No caso da Ford os prejuízos na América do Sul e a adoção da estratégia global que, além de vender os mesmos produtos em todas as regiões pretende concentrar a produção dos modelos mais baratos onde há melhor equação de custos [leia-se China e Índia], definiram o destino da produção nacional.
Nos Estados Unidos gente envolvida com a Ford afirmou que até 15 de dezembro a decisão de encerrar a presença produtiva centenária no Brasil ainda não havia sido tomada.

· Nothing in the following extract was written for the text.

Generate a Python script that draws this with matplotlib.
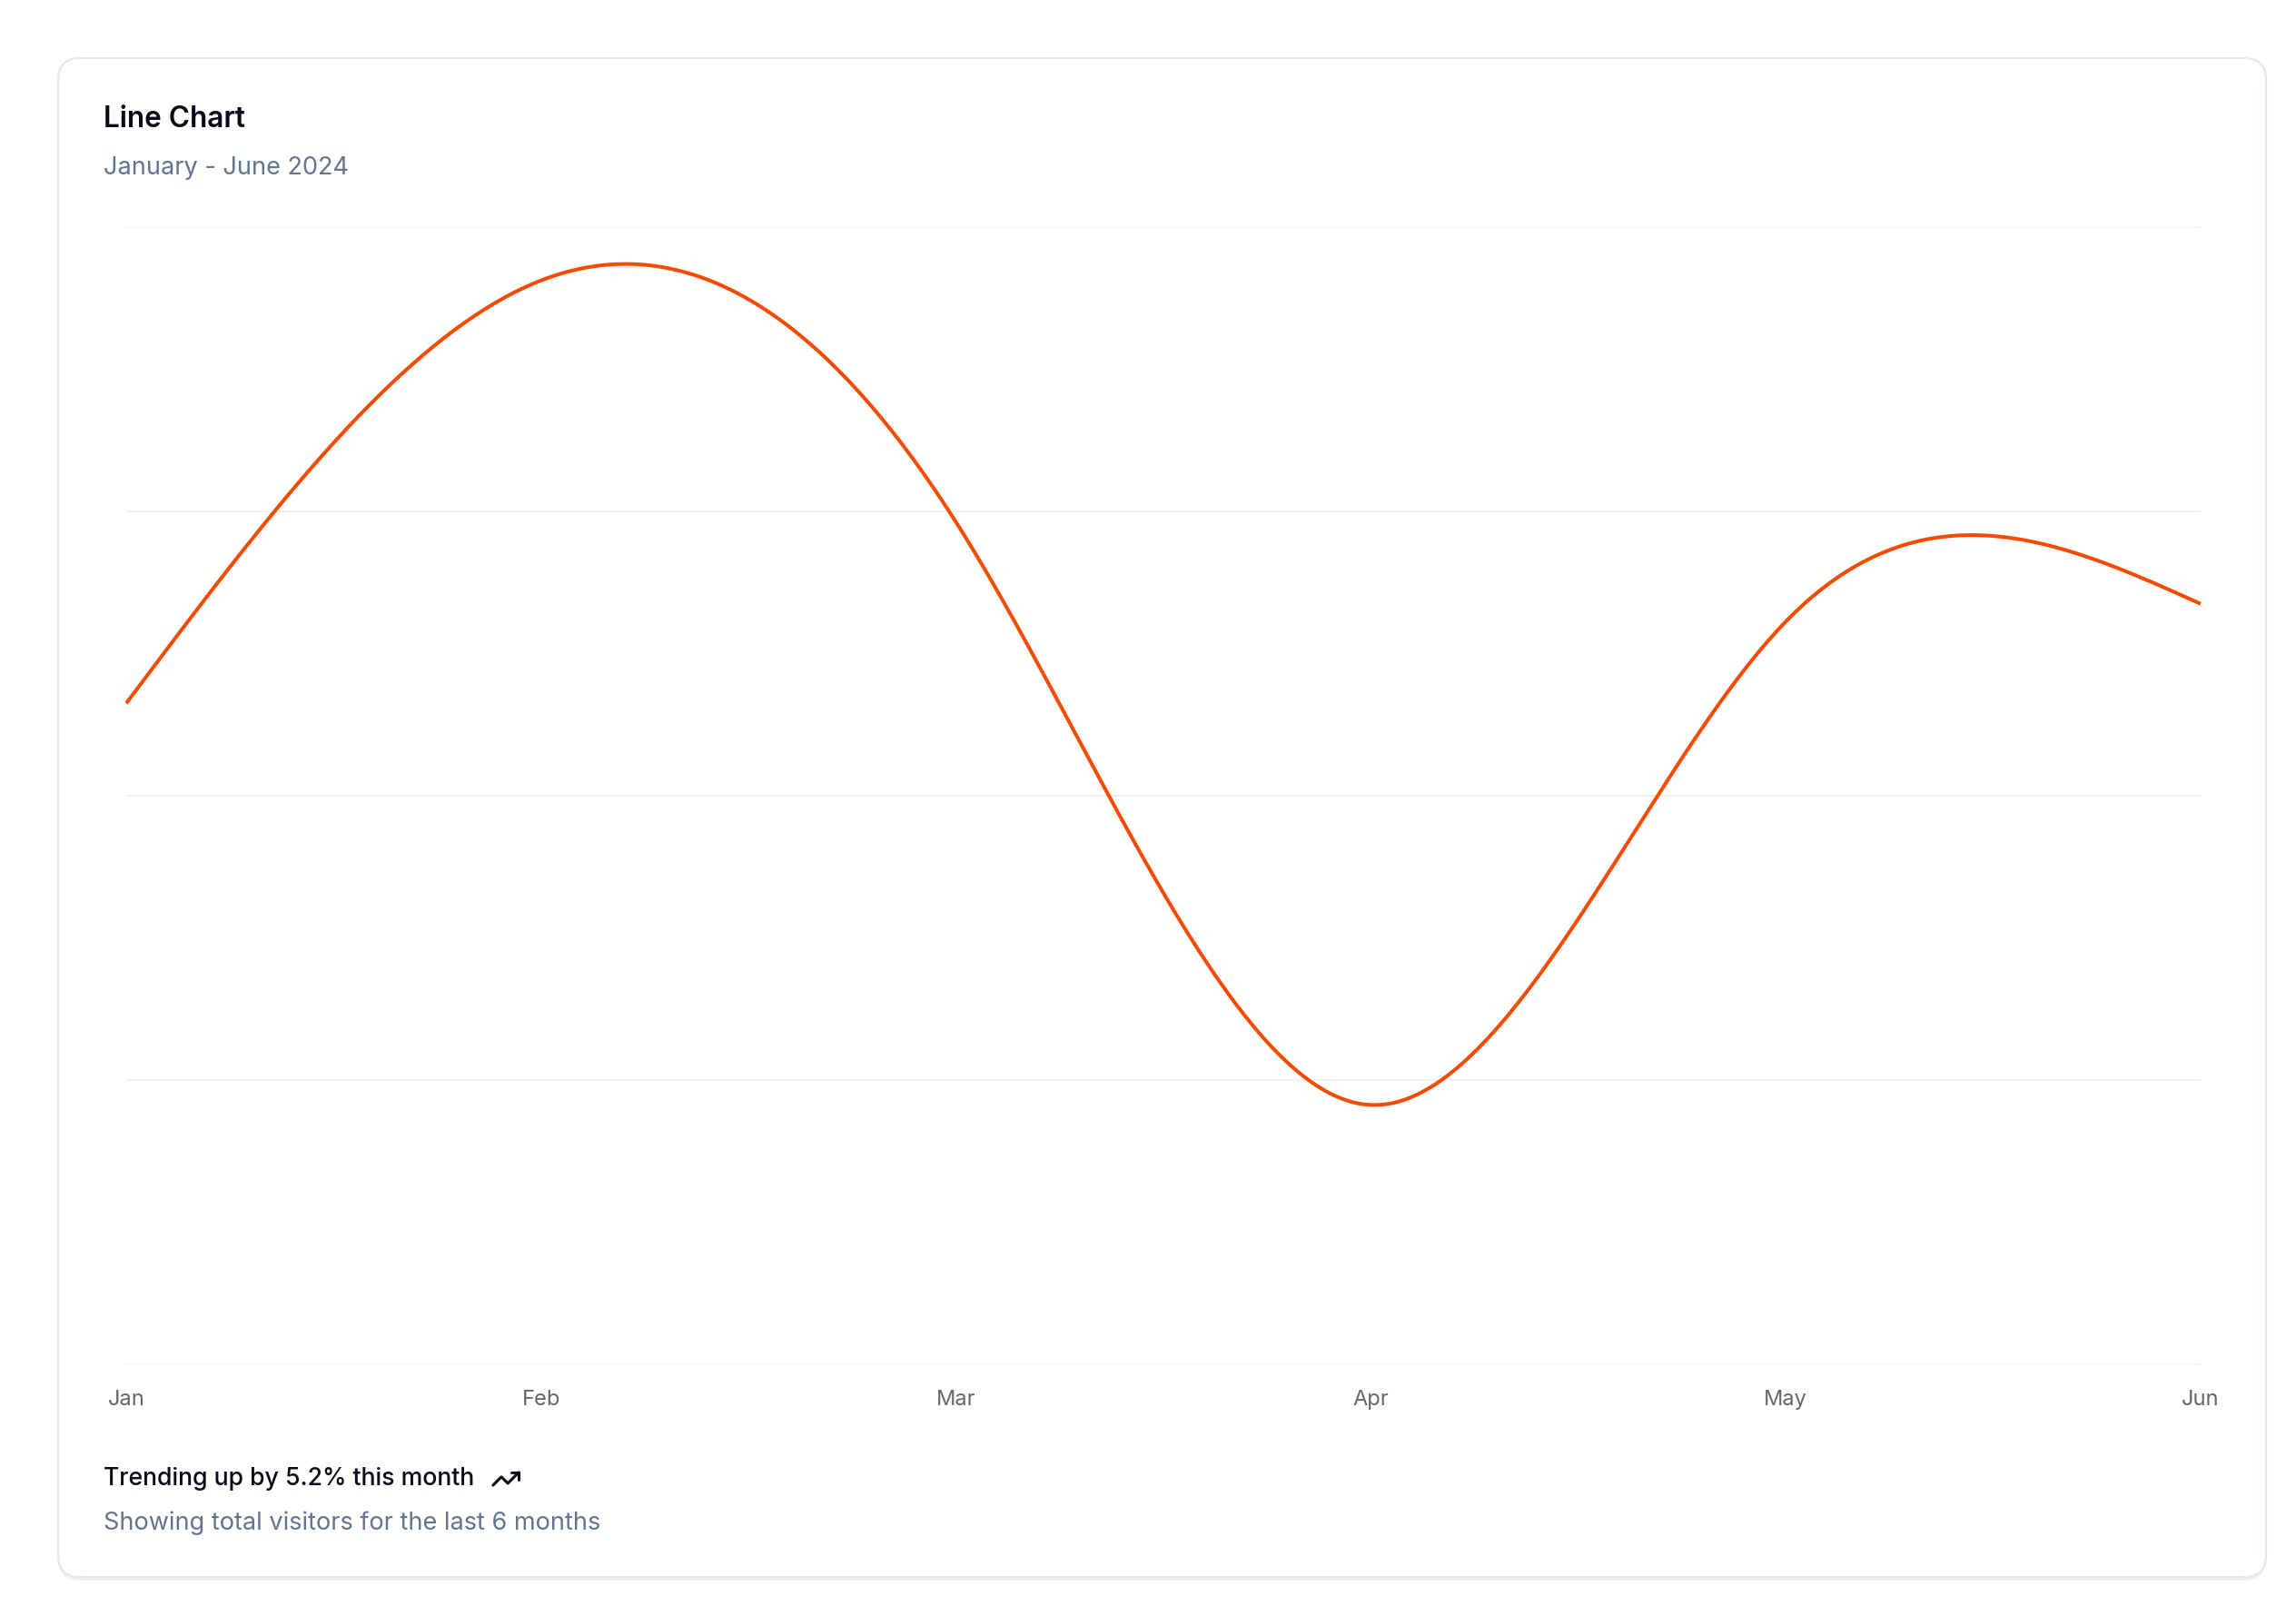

Até mesmo esses estadunidenses e os brasileiros residentes por lá com quem conversamos ficaram surpresos com a forma como os stakeholders [trabalhadores, fornecedores, rede de concessionários e o público em geral] foram comunicados. Todos quase ao mesmo tempo. AutoData apurou que os presidentes dos sindicatos de Camaçari e de Taubaté, SP, receberam uma ligação 10 minutos após o comunicado ter sido distribuído para a imprensa.
Ainda é muito cedo para imaginar qual será a Ford que teremos no Brasil. Estará, certamente, muito longe das centenas de milhares de veículos 0 KM vendidos anualmente. Sim, porque descontando o Ka e o EcoSport o volume de vendas do novo portfolio não tem potencial, pelo menos nesse primeiro momento, para fazer 50 mil unidades ao ano.